EVENT Five women writers came together to talk about how society stereotypes women

Five women. Lots of laughter. A flurry of questions. Interesting answers. An appreciative audience.

At a recent panel discussion titled “How Society Stereotypes Women” held at Oxford Bookstore noted women authors, Andaleeb Wajid, Sheila Kumar, Radha Thomas, Vijaya Lukose and Shoba Narayan came together to talk about society, its women and the roles they play in it. Drawing from their cultural heritage, professional experience and personal stories, the panellists engaged in animated discussion, witty comeback and lively debate that amused and engaged participants.

“I do not think we can escape stereotypes but we need to find a niche within it,” says Sheila whose book Kith and Kin, is a collection of short stories set in Kerala, which revolve around a matriarchal Nair family. Talking about her book she notes that in spite of the matriarchal traditions, there is perhaps no society as male-centric as Kerala. Objectification of women is however not really restricted to India, says Shoba Narayan, award- winning author of Monsoon Diary: A Memoir with Recipes. “America too objectifies women,” she says adding that every country has its fair set of problems. “We worry about different things in India and the US.”

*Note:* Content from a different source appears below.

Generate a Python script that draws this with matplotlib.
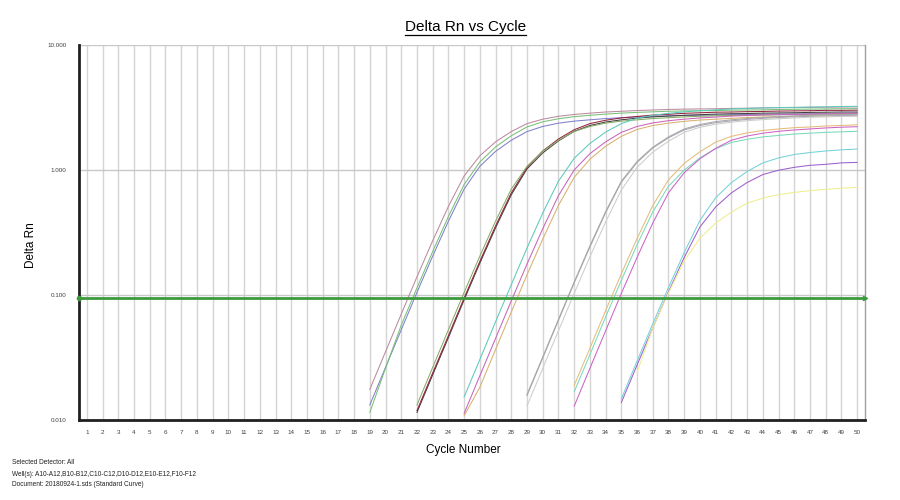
import matplotlib
matplotlib.use("Agg")
import matplotlib.pyplot as plt
from matplotlib.lines import Line2D

plt.rcParams["font.family"] = ["Liberation Sans", "DejaVu Sans"]

# Delta Rn per cycle (log view, values start where the plot starts)
wells = {
    # group 1 (start at cycle 19)
    "A10": (19, "#bc8aa0", [0.0176, 0.0352, 0.0704, 0.140, 0.272, 0.512, 0.896, 1.30, 1.68, 2.03, 2.35, 2.55, 2.69, 2.78, 2.85, 2.91,
                            2.95, 2.99, 3.02, 3.05, 3.07, 3.08, 3.09, 3.11, 3.12, 3.14, 3.15, 3.16, 3.17, 3.18, 3.19, 3.20]),
    "A11": (19, "#8080cc", [0.0132, 0.0264, 0.0527, 0.105, 0.205, 0.390, 0.704, 1.07, 1.41, 1.73, 2.03, 2.23, 2.37, 2.46, 2.52, 2.58,
                            2.62, 2.66, 2.69, 2.71, 2.73, 2.74, 2.75, 2.77, 2.78, 2.79, 2.80, 2.81, 2.82, 2.83, 2.84, 2.85]),
    "A12": (19, "#78c078", [0.0115, 0.026, 0.0574, 0.114, 0.223, 0.425, 0.766, 1.16, 1.53, 1.88, 2.21, 2.43, 2.57, 2.67, 2.74, 2.80,
                            2.85, 2.89, 2.92, 2.95, 2.97, 2.98, 2.99, 3.01, 3.02, 3.03, 3.05, 3.06, 3.07, 3.08, 3.09, 3.10]),
    # group 2 (start at cycle 22)
    "B10": (22, "#404040", [0.0115, 0.0230, 0.0457, 0.0915, 0.180, 0.345, 0.634, 1.02, 1.37, 1.71, 2.04, 2.27, 2.42, 2.52, 2.60,
                            2.66, 2.70, 2.74, 2.77, 2.80, 2.82, 2.83, 2.85, 2.86, 2.87, 2.89, 2.90, 2.91, 2.91]),
    "B11": (22, "#94243f", [0.0119, 0.0238, 0.0473, 0.0946, 0.186, 0.357, 0.656, 1.05, 1.42, 1.77, 2.10, 2.35, 2.50, 2.61, 2.68,
                            2.75, 2.79, 2.84, 2.87, 2.90, 2.91, 2.93, 2.94, 2.96, 2.97, 2.98, 3.00, 3.00, 3.01]),
    "B12": (22, "#88ac64", [0.0132, 0.0264, 0.0527, 0.105, 0.205, 0.390, 0.704, 1.07, 1.41, 1.73, 2.03, 2.23, 2.37, 2.46, 2.52,
                            2.58, 2.62, 2.66, 2.69, 2.71, 2.73, 2.74, 2.75, 2.77, 2.78, 2.79, 2.80, 2.81, 2.82]),
    # group 3 (start at cycle 25)
    "C10": (25, "#5ccabc", [0.0153, 0.0305, 0.0611, 0.121, 0.238, 0.452, 0.815, 1.24, 1.63, 2.01, 2.35, 2.59, 2.74, 2.84, 2.92,
                            2.98, 3.03, 3.08, 3.11, 3.14, 3.16, 3.17, 3.19, 3.20, 3.22, 3.23]),
    "C11": (25, "#c864bc", [0.0113, 0.0226, 0.0450, 0.0899, 0.177, 0.339, 0.624, 1.00, 1.35, 1.68, 2.00, 2.23, 2.38, 2.48, 2.55,
                            2.61, 2.65, 2.70, 2.73, 2.76, 2.77, 2.78, 2.80, 2.81, 2.82, 2.84]),
    "C12": (25, "#d8b070", [0.0108, 0.0183, 0.0367, 0.0731, 0.145, 0.280, 0.521, 0.874, 1.22, 1.55, 1.86, 2.11, 2.27, 2.37, 2.45,
                            2.51, 2.55, 2.59, 2.63, 2.65, 2.67, 2.69, 2.70, 2.71, 2.72, 2.74]),
    # group 4 (start at cycle 29)
    "D10": (29, "#b0a4b8", [0.0157, 0.0314, 0.0627, 0.125, 0.242, 0.456, 0.798, 1.15, 1.50, 1.81, 2.09, 2.27, 2.39, 2.47, 2.54,
                            2.59, 2.63, 2.66, 2.69, 2.71, 2.73, 2.74]),
    "D11": (29, "#c8d0c8", [0.0130, 0.0259, 0.0518, 0.103, 0.202, 0.384, 0.692, 1.05, 1.39, 1.70, 2.00, 2.20, 2.32, 2.41, 2.48,
                            2.53, 2.57, 2.61, 2.64, 2.66, 2.68, 2.69]),
    "D12": (29, "#a8a8a8", [0.0160, 0.0319, 0.0638, 0.127, 0.247, 0.464, 0.812, 1.17, 1.52, 1.84, 2.13, 2.31, 2.44, 2.52, 2.58,
                            2.63, 2.67, 2.71, 2.74, 2.76, 2.78, 2.79]),
    # group 5 (start at cycle 32)
    "E10": (32, "#e6bc78", [0.0189, 0.0375, 0.0750, 0.148, 0.283, 0.520, 0.835, 1.13, 1.40, 1.67, 1.86, 1.98, 2.07, 2.13, 2.18,
                            2.21, 2.25, 2.27, 2.30]),
    "E11": (32, "#78dabc", [0.0168, 0.0333, 0.0667, 0.131, 0.252, 0.462, 0.742, 1.00, 1.25, 1.48, 1.66, 1.76, 1.84, 1.89, 1.94,
                            1.97, 2.00, 2.02, 2.04]),
    "E12": (32, "#cc64c8", [0.0129, 0.0259, 0.0517, 0.103, 0.200, 0.376, 0.658, 0.952, 1.23, 1.49, 1.73, 1.87, 1.97, 2.04, 2.09,
                            2.13, 2.17, 2.20, 2.22]),
    # group 6 (start at cycle 35 / 36)
    "F10": (35, "#74d2da", [0.0148, 0.0296, 0.0589, 0.115, 0.219, 0.395, 0.600, 0.792, 0.973, 1.14, 1.25, 1.33, 1.38, 1.42,
                            1.45, 1.47]),
    "F11": (35, "#9c60cc", [0.0138, 0.0275, 0.0546, 0.106, 0.200, 0.350, 0.506, 0.656, 0.794, 0.919, 0.996, 1.05, 1.09, 1.11,
                            1.14, 1.15]),
    "F12": (36, "#eeee90", [0.024, 0.0547, 0.104, 0.188, 0.285, 0.376, 0.462, 0.542, 0.596, 0.635, 0.662, 0.684, 0.700, 0.714,
                            0.727]),
}

threshold = 0.095
cycles = list(range(1, 51))
y_ticks = [0.01, 0.1, 1.0, 10.0]
y_labels = ["0.010", "0.100", "1.000", "10.000"]

fig = plt.figure(figsize=(9, 5), dpi=100)
ax = fig.add_axes([0.0878, 0.16, 0.8733, 0.75])

for c in cycles:
    ax.axvline(c, color="#d4d4d4", lw=1.0, zorder=0)
for yv in y_ticks:
    ax.axhline(yv, color="#c8c8c8", lw=1.0, zorder=0)

for name, (start, color, values) in wells.items():
    xs = list(range(start, start + len(values)))
    ax.plot(xs, values, color=color, lw=0.75, zorder=2)

ax.axhline(threshold, color="#3c9a3c", lw=2.0, zorder=3)
ax.plot([0.5], [threshold], marker="o", ms=3, color="#3c9a3c", clip_on=False, zorder=4)
ax.plot([50.5], [threshold], marker=">", ms=3, color="#3c9a3c", clip_on=False, zorder=4)

ax.set_yscale("log")
ax.set_ylim(0.01, 10)
ax.set_xlim(0.5, 50.5)
ax.set_yticks(y_ticks)
ax.set_yticklabels(y_labels)
ax.minorticks_off()
ax.set_xticks(cycles)
ax.set_xticklabels([str(c) for c in cycles])
ax.tick_params(axis="both", length=0, labelsize=4.5, labelcolor="#404040")
ax.tick_params(axis="x", pad=7)
ax.tick_params(axis="y", pad=9)

ax.spines["left"].set_linewidth(2)
ax.spines["bottom"].set_linewidth(2)
ax.spines["left"].set_color("#202020")
ax.spines["bottom"].set_color("#202020")
ax.spines["top"].set_visible(False)
ax.spines["right"].set_color("#a0a0a0")
ax.spines["right"].set_linewidth(1)

fig.text(0.515, 0.099, "Cycle Number", ha="center", va="center", fontsize=8.5)
fig.text(0.034, 0.51, "Delta Rn", ha="center", va="center", rotation=90, fontsize=8.5)

title = fig.text(0.517, 0.946, "Delta Rn vs Cycle", ha="center", va="center", fontsize=11)
fig.canvas.draw()
bb = title.get_window_extent().transformed(fig.transFigure.inverted())
fig.add_artist(Line2D([bb.x0, bb.x1], [bb.y0 - 0.002, bb.y0 - 0.002], color="black", lw=0.9,
                      transform=fig.transFigure))

footer = ["Selected Detector: All",
          "Well(s): A10-A12,B10-B12,C10-C12,D10-D12,E10-E12,F10-F12",
          "Document: 20180924-1.sds (Standard Curve)"]
for i, line in enumerate(footer):
    fig.text(0.0135, 0.074 - i * 0.022, line, ha="left", va="center", fontsize=4.7, color="#202020")

fig.savefig("out.png", dpi=100)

Vijaya Lukose who has over 20 years of experience in the aviation industry and has recently released her first book titled Ten Steps to Become an Air Hostess however states that Indian travellers still don’t treat air-hostesses respectfully. “International air-hostesses don’t face the sort of harassment that the ones on domestic flights face. They also do end up having to work harder,” she says, adding that “It’s changing but it will still take some time.”

Radha Thomas, though an anomaly of sorts in the male-dominated Jazz circuit says that though she has never performed with another woman she has, “never felt objectified or attacked in a particular way”. “A woman is first a human being,” she adds.

Andaleeb Wajid, author of Kite Strings and Blinkers Off, believes that though stereotypes cannot help but exist, they also can be altered. “I come from a conservative Muslim family — I was married off at 19 and I wear a burka yet I managed to become a writer. Stereotypes can constantly be changed — in fact we make a change as we speak.”